I don’t mention these hazards in emotional resignation, but rather as a reminder to myself and to anyone else, to pay attention to the things we might not normally construe as dangerous — but which make life for our co-habitants on this planet a lot more difficult. A single wire on top of a building killed this gull in a most brutal way. I assume the death to be inadvertent and aberrant. But still, that wire was all it took to create a great amount of suffering in another being. Imagine the toll when we’re talking about clearly more lethal and widespread options.

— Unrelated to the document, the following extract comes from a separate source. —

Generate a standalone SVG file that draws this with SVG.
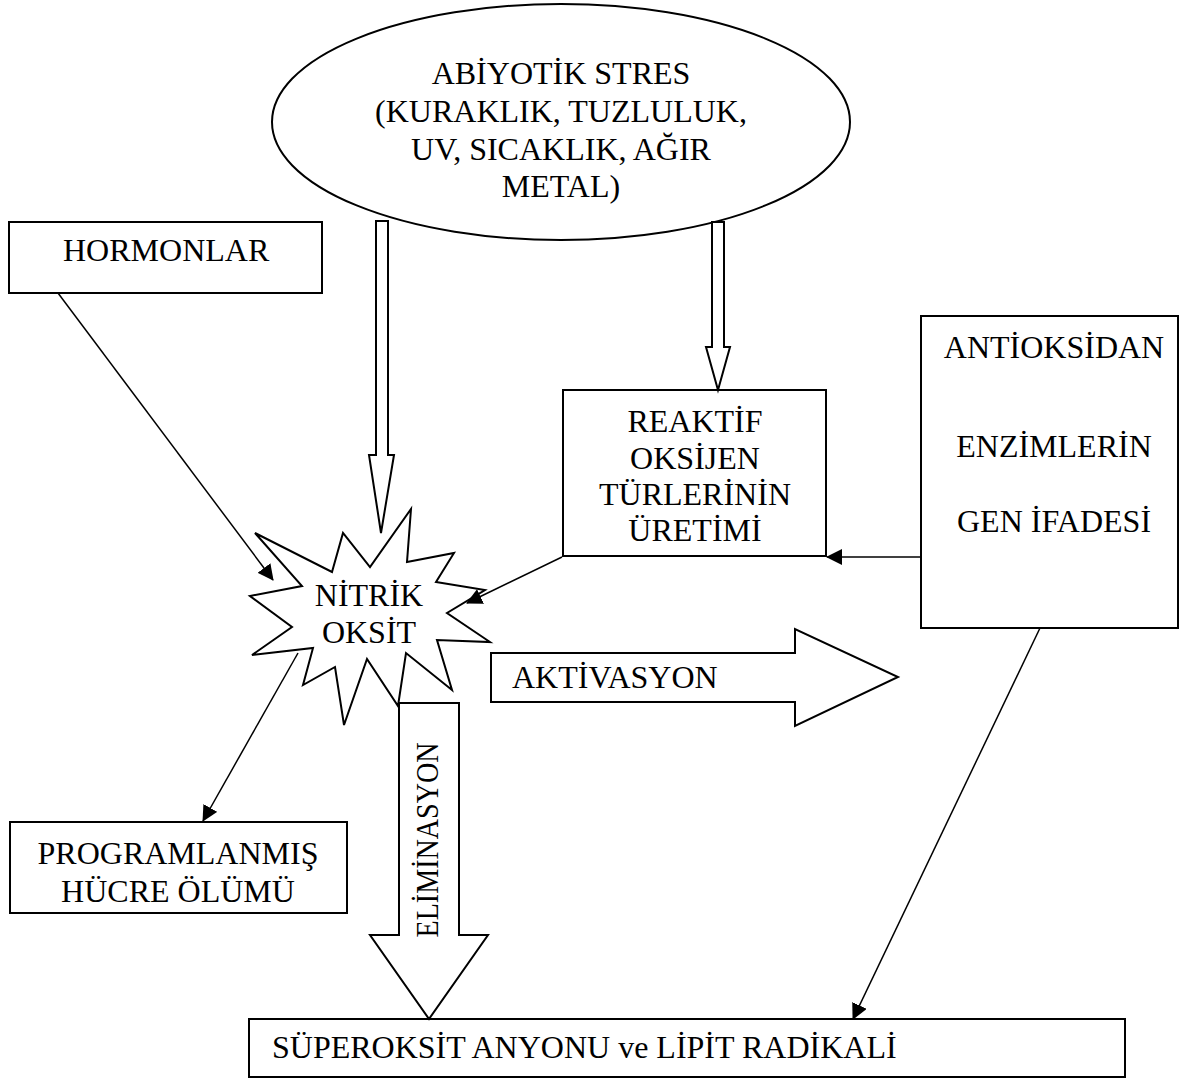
<svg xmlns="http://www.w3.org/2000/svg" width="1188" height="1088" viewBox="0 0 1188 1088">
<style>
.s{fill:#fff;stroke:#000;stroke-width:2}
.t{font-family:"Liberation Serif","Times New Roman",serif;font-size:32px;fill:#000}
.m{text-anchor:middle}
.c{fill:none;stroke:#000;stroke-width:1.5}
</style>
<defs>
<marker id="ah" markerUnits="userSpaceOnUse" markerWidth="16" markerHeight="16" viewBox="0 0 16 16" refX="15" refY="8" orient="auto">
<path d="M0,0 L16,8 L0,16 Z" fill="#000"/>
</marker>
</defs>
<rect width="1188" height="1088" fill="#fff"/>
<g id="abiyotik">
<ellipse class="s" cx="561" cy="122" rx="289" ry="118"/>
<text class="t m" x="561" y="84">ABİYOTİK STRES</text>
<text class="t m" x="561" y="122">(KURAKLIK, TUZLULUK,</text>
<text class="t m" x="561" y="160">UV, SICAKLIK, AĞIR</text>
<text class="t m" x="561" y="197">METAL)</text>
</g>
<g id="hormonlar">
<rect class="s" x="9" y="222" width="313" height="71"/>
<text class="t" x="63" y="261">HORMONLAR</text>
</g>
<g id="nitrik">
<polygon class="s" points="411,509 407,562 454,553 436,582 485,590 447,613 490,642 437,640 452,690 406,653 398,706 367,659 344,725 335,667 303,685 313,648 252,655 292,627 250,596 302,586 255,533 332,572 343,533 370,567"/>
<text class="t m" x="369" y="606">NİTRİK</text>
<text class="t m" x="369" y="643">OKSİT</text>
</g>
<g id="ros">
<rect class="s" x="563" y="390" width="263" height="166"/>
<text class="t m" x="695" y="432">REAKTİF</text>
<text class="t m" x="695" y="469">OKSİJEN</text>
<text class="t m" x="695" y="505">TÜRLERİNİN</text>
<text class="t m" x="695" y="541">ÜRETİMİ</text>
</g>
<g id="antioksidan">
<rect class="s" x="921" y="316" width="257" height="312"/>
<text class="t m" x="1054" y="358">ANTİOKSİDAN</text>
<text class="t m" x="1054" y="457">ENZİMLERİN</text>
<text class="t m" x="1054" y="532">GEN İFADESİ</text>
</g>
<g id="programlanmis">
<rect class="s" x="10" y="822" width="337" height="91"/>
<text class="t m" x="178" y="864">PROGRAMLANMIŞ</text>
<text class="t m" x="178" y="902">HÜCRE ÖLÜMÜ</text>
</g>
<g id="superoksit">
<rect class="s" x="249" y="1019" width="876" height="58"/>
<text class="t" x="272" y="1058">SÜPEROKSİT ANYONU ve LİPİT RADİKALİ</text>
</g>
<g id="connectors">
<polygon class="s" points="376,221 388,221 388,455 394,455 381,533 369,455 376,455"/>
<polygon class="s" points="712,222 724,222 724,347 730,347 718,390 706,347 712,347"/>
<line class="c" x1="58" y1="293" x2="273" y2="580" marker-end="url(#ah)"/>
<line class="c" x1="562" y1="557" x2="467" y2="603" marker-end="url(#ah)"/>
<line class="c" x1="921" y1="557" x2="827" y2="557" marker-end="url(#ah)"/>
<line class="c" x1="1040" y1="628" x2="853" y2="1019" marker-end="url(#ah)"/>
<line class="c" x1="298" y1="653" x2="203" y2="821" marker-end="url(#ah)"/>
<g id="aktivasyon">
<polygon class="s" points="491,653 795,653 795,629 898,677 795,726 795,702 491,702"/>
<text class="t" x="512" y="688">AKTİVASYON</text>
</g>
<g id="eliminasyon">
<polygon class="s" points="399,703 459,703 459,935 488,935 429,1019 370,935 399,935"/>
<text class="t m" x="438" y="840" transform="rotate(-90 438 840)" font-size="30" textLength="195" lengthAdjust="spacingAndGlyphs">ELİMİNASYON</text>
</g>
</g>
</svg>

Better Solutions for Species Co-Habitation

As a species, humans are accustomed to changing the environment as they see fit, even if those changes come at great cost to other living things who can’t properly adapt. I’m gratified to see increased concern and interest in how our actions affect wildlife — moving us toward a philosophy that embraces our connectivity with the nature and animals around us rather than simply running roughshod over them. For instance, there are now official white papers on building bird-safe structures. There are windmill manufacturers designing their products with birds in mind. There are new highways planned with built-in wildlife corridors.

Changes begin at the ground level, with our individual perceptions. It becomes a matter of seeing past the immediate, and then understanding the tradeoffs of our artificial environments and their refuse. It’s often easy to ignore the costs, because we’re not usually the ones paying the direct price of our choices. It’s easy to remember the costs, however, when you see a gull hopelessly entwined in a trap of human making. It pains me and sobers me fast, every time I witness something like this. And it changes the way I view each object I use, every piece of trash I toss, and every behavior in which I engage. It should do that. I’d be more worried if I were actually sleeping well tonight.